Poco se puede hacer para defender a hombres como Vasco Da Costa, pues carecemos de todo para proteger a nadie. Por supuesto, no estoy pidiendo afinidad ideológica para con su movimiento, sino pura empatía con su integridad física y moral. Pero en la Venezuela del silencio leve, porque sería una mentira decir que este país está callado -y para muestra las incontables protestas diarias por salud, gas, comida, luz, agua-, sí es verdad que la nación está apesadumbrada y da muestras de agotamiento. Casi sin esperanzas y al borde de la desesperación, muchos hacen mutis y prefieren mirar a otro lado.

Lo de Vasco es, pues, valentía propia de los nacionalistas y radicales. El tiempo dirá si demasiado apresurada, si demasiado pronto reveló al mundo que es un hombre que no se detendrá por el miedo. Esperemos, por el bien de su familia, que no vuelva tras los barrotes. 

Por lo pronto, ya el chavismo ha amenazado sin pudor.
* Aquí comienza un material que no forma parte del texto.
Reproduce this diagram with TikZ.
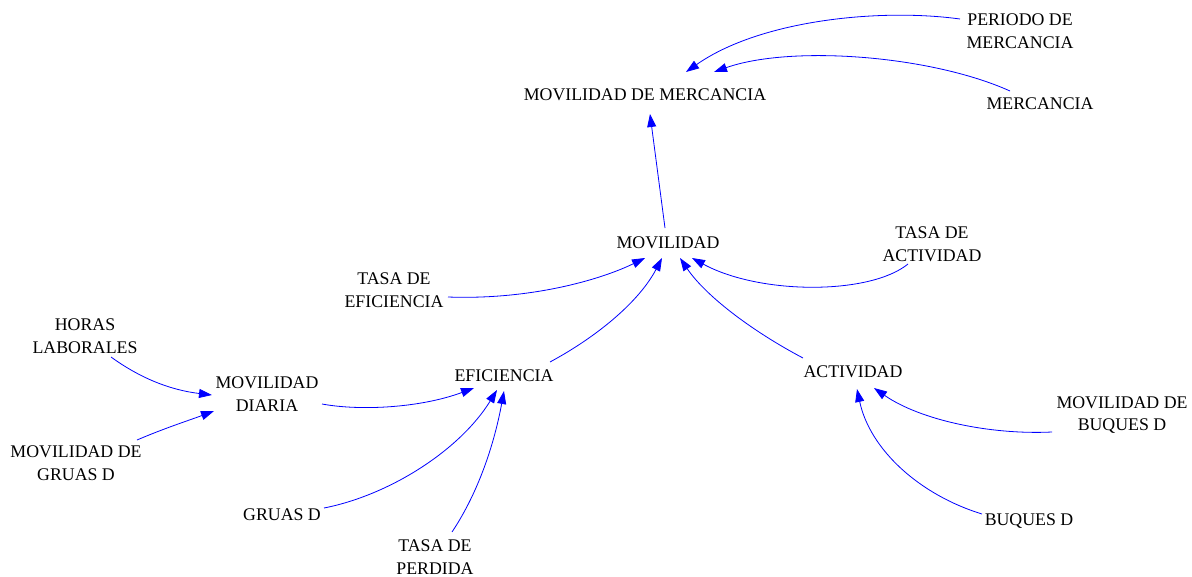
\documentclass[tikz,border=0pt]{standalone}
\usepackage{fontspec}
\setmainfont{Liberation Serif}
\usetikzlibrary{arrows.meta,calc}
\begin{document}
\begin{tikzpicture}[x=1pt,y=-1pt,
  lbl/.style={inner sep=0pt,align=center,font=\fontsize{17.8}{22.5}\selectfont,text=black},
  arr/.style={draw={rgb,255:red,0;green,0;blue,255},line width=0.8pt,-{Triangle[length=13pt,width=9pt]}}]
\useasboundingbox (0,0) rectangle (1192,576);
% nodes
\node[lbl] (mm)   at (645,95)  {MOVILIDAD DE MERCANCIA};
\node[lbl] (per)  at (1020,31) {PERIODO DE\\MERCANCIA};
\node[lbl] (mer)  at (1040,104) {MERCANCIA};
\node[lbl] (mov)  at (668,243) {MOVILIDAD};
\node[lbl] (tact) at (932,244) {TASA DE\\ACTIVIDAD};
\node[lbl] (tef)  at (394,290) {TASA DE\\EFICIENCIA};
\node[lbl] (hor)  at (85,336)  {HORAS\\LABORALES};
\node[lbl] (md)   at (267,394) {MOVILIDAD\\DIARIA};
\node[lbl] (ef)   at (504,376) {EFICIENCIA};
\node[lbl] (act)  at (853,372) {ACTIVIDAD};
\node[lbl] (mg)   at (76,463)  {MOVILIDAD DE\\GRUAS D};
\node[lbl] (gr)   at (282,515) {GRUAS D};
\node[lbl] (tp)   at (435,557) {TASA DE\\PERDIDA};
\node[lbl] (mb)   at (1122,415) {MOVILIDAD DE\\BUQUES D};
\node[lbl] (bq)   at (1029,521) {BUQUES D};
% connectors
\draw[arr] ($(per)+(-60,-12)$) .. controls (880,8) and (760,20) .. ($(mm)+(41,-23)$);
\draw[arr] ($(mer)+(-30,-13)$) .. controls (930,55) and (790,45) .. ($(mm)+(69,-23)$);
\draw[arr] ($(mov)+(-3,-15)$) -- ($(mm)+(5,19)$);
\draw[arr] ($(tef)+(54,7)$) .. controls (530,300) and (600,280) .. ($(mov)+(-23,15)$);
\draw[arr] ($(ef)+(46,-14)$) .. controls (600,335) and (640,300) .. ($(mov)+(-6,15)$);
\draw[arr] ($(act)+(-50,-14)$) .. controls (750,330) and (705,295) .. ($(mov)+(12,15)$);
\draw[arr] ($(tact)+(-24,20)$) .. controls (870,295) and (760,295) .. ($(mov)+(24,15)$);
\draw[arr] ($(hor)+(26,21)$) .. controls (140,378) and (170,390) .. ($(md)+(-55,1)$);
\draw[arr] ($(mg)+(61,-23)$) .. controls (165,428) and (190,420) .. ($(md)+(-53,17)$);
\draw[arr] ($(md)+(55,10)$) .. controls (360,411) and (420,408) .. ($(ef)+(-30,12)$);
\draw[arr] ($(gr)+(42,-7)$) .. controls (390,495) and (460,450) .. ($(ef)+(-7,14)$);
\draw[arr] ($(tp)+(17,-25)$) .. controls (480,490) and (495,440) .. ($(ef)+(0,15)$);
\draw[arr] ($(mb)+(-70,17)$) .. controls (990,435) and (920,420) .. ($(act)+(21,16)$);
\draw[arr] ($(bq)+(-47,-7)$) .. controls (920,495) and (870,450) .. ($(act)+(4,17)$);
\end{tikzpicture}
\end{document}
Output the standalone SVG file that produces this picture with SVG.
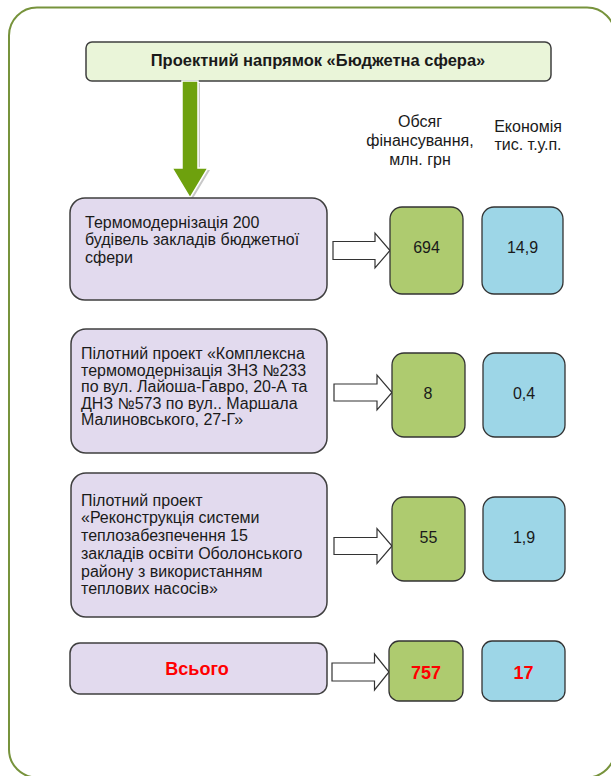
<svg xmlns="http://www.w3.org/2000/svg" width="611" height="776" viewBox="0 0 611 776">
<defs>
<style>
.t{font-family:"Liberation Sans",Arial,sans-serif;font-size:16px;fill:#1a1a1a}
.c{text-anchor:middle}
.b{font-weight:bold;font-size:16.5px}
.red{fill:#ff0000;font-weight:bold;font-size:18px}
.lav{fill:#e2daee;stroke:#3f3f3f;stroke-width:1.5}
.grn{fill:#aecb6f;stroke:#333;stroke-width:1.3}
.blu{fill:#9dd6e7;stroke:#333;stroke-width:1.3}
.blk{fill:#fff;stroke:#333;stroke-width:1.2}
</style>
</defs>
<rect x="9" y="7.5" width="606" height="770" rx="28" fill="#fff" stroke="#77933c" stroke-width="2"/>
<g id="header">
<rect x="86" y="42" width="465" height="39" rx="6" fill="#eaf5d9" stroke="#3f3f3f" stroke-width="1.5"/>
<text class="t b c" x="318" y="65.5">Проектний напрямок «Бюджетна сфера»</text>
</g>
<g id="col-headers">
<text class="t c" x="420" y="127">Обсяг</text>
<text class="t c" x="420" y="146">фінансування,</text>
<text class="t c" x="420" y="165">млн. грн</text>
<text class="t c" x="528" y="132">Економія</text>
<text class="t c" x="528" y="150">тис. т.у.п.</text>
</g>
<g id="connectors">
<polygon points="184,83 200,83 200,170 210,170 192,200 174,170 184,170" fill="#c8c8c8"/>
<polygon points="182,81 198,81 198,168 208,168 190,198 172,168 182,168" fill="#6ea10e" stroke="#fff" stroke-width="1.5"/>
<polygon class="blk" points="333,241.5 375,241.5 375,233 390,250.5 375,268 375,259.5 333,259.5"/>
<polygon class="blk" points="334,384 377,384 377,375 392,392.5 377,410 377,401 334,401"/>
<polygon class="blk" points="334,537.5 377,537.5 377,528.5 392,546 377,563.5 377,554.5 334,554.5"/>
<polygon class="blk" points="332,663 374.5,663 374.5,654 389,672 374.5,690 374.5,681 332,681"/>
</g>
<g id="row1">
<rect class="lav" x="70" y="198" width="257" height="102" rx="15"/>
<text class="t" x="85" y="227.5">Термомодернізація 200</text>
<text class="t" x="85" y="245">будівель закладів бюджетної</text>
<text class="t" x="85" y="262.5">сфери</text>
</g>
<g id="fin1"><rect class="grn" x="390" y="207" width="73" height="87" rx="12"/><text class="t c" x="426.5" y="253">694</text></g>
<g id="eco1"><rect class="blu" x="482" y="207" width="81" height="87" rx="12"/><text class="t c" x="522.5" y="253">14,9</text></g>
<g id="row2">
<rect class="lav" x="71" y="329" width="256" height="124" rx="15"/>
<text class="t" x="81" y="359">Пілотний проект «Комплексна</text>
<text class="t" x="81" y="375.5">термомодернізація ЗНЗ №233</text>
<text class="t" x="81" y="392">по вул. Лайоша-Гавро, 20-А та</text>
<text class="t" x="81" y="408.5">ДНЗ №573 по вул.. Маршала</text>
<text class="t" x="81" y="425">Малиновського, 27-Г»</text>
</g>
<g id="fin2"><rect class="grn" x="392" y="353" width="73" height="84" rx="12"/><text class="t c" x="428" y="399">8</text></g>
<g id="eco2"><rect class="blu" x="483" y="353" width="82" height="84" rx="12"/><text class="t c" x="524" y="399">0,4</text></g>
<g id="row3">
<rect class="lav" x="71" y="473" width="256" height="144" rx="15"/>
<text class="t" x="81" y="505.5">Пілотний проект</text>
<text class="t" x="81" y="523.2">«Реконструкція системи</text>
<text class="t" x="81" y="541">теплозабезпечення 15</text>
<text class="t" x="81" y="558.7">закладів освіти Оболонського</text>
<text class="t" x="81" y="576.5">району з використанням</text>
<text class="t" x="81" y="594">теплових насосів»</text>
</g>
<g id="fin3"><rect class="grn" x="392" y="497" width="73" height="84" rx="12"/><text class="t c" x="428.5" y="543">55</text></g>
<g id="eco3"><rect class="blu" x="483" y="497" width="82" height="84" rx="12"/><text class="t c" x="524" y="543">1,9</text></g>
<g id="total">
<rect class="lav" x="70" y="643" width="257" height="51" rx="10"/>
<text class="t c red" x="197" y="674.5">Всього</text>
</g>
<g id="fin-total"><rect class="grn" x="389" y="641" width="74" height="60" rx="10"/><text class="t c red" x="426" y="678.5">757</text></g>
<g id="eco-total"><rect class="blu" x="482" y="641" width="83" height="60" rx="10"/><text class="t c red" x="523.5" y="678.5">17</text></g>
</svg>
Lo decía Iris Varela: “El indulto es por los delitos pasados, ¡no significa en modo alguno una patente para que no les caiga la justicia ante nuevas transgresiones!”. Así deja entrever lo obvio: que ningún indulto que den garantiza la paz, que todo puede derrumbarse en un momento y que las camionetas de las Fuerzas de Acciones Especiales (FAES) tienen sus tanques de gasolina llenos, pese a la escasez generalizada de combustible.

Sirva esto como recordatorio de que nadie está a salvo.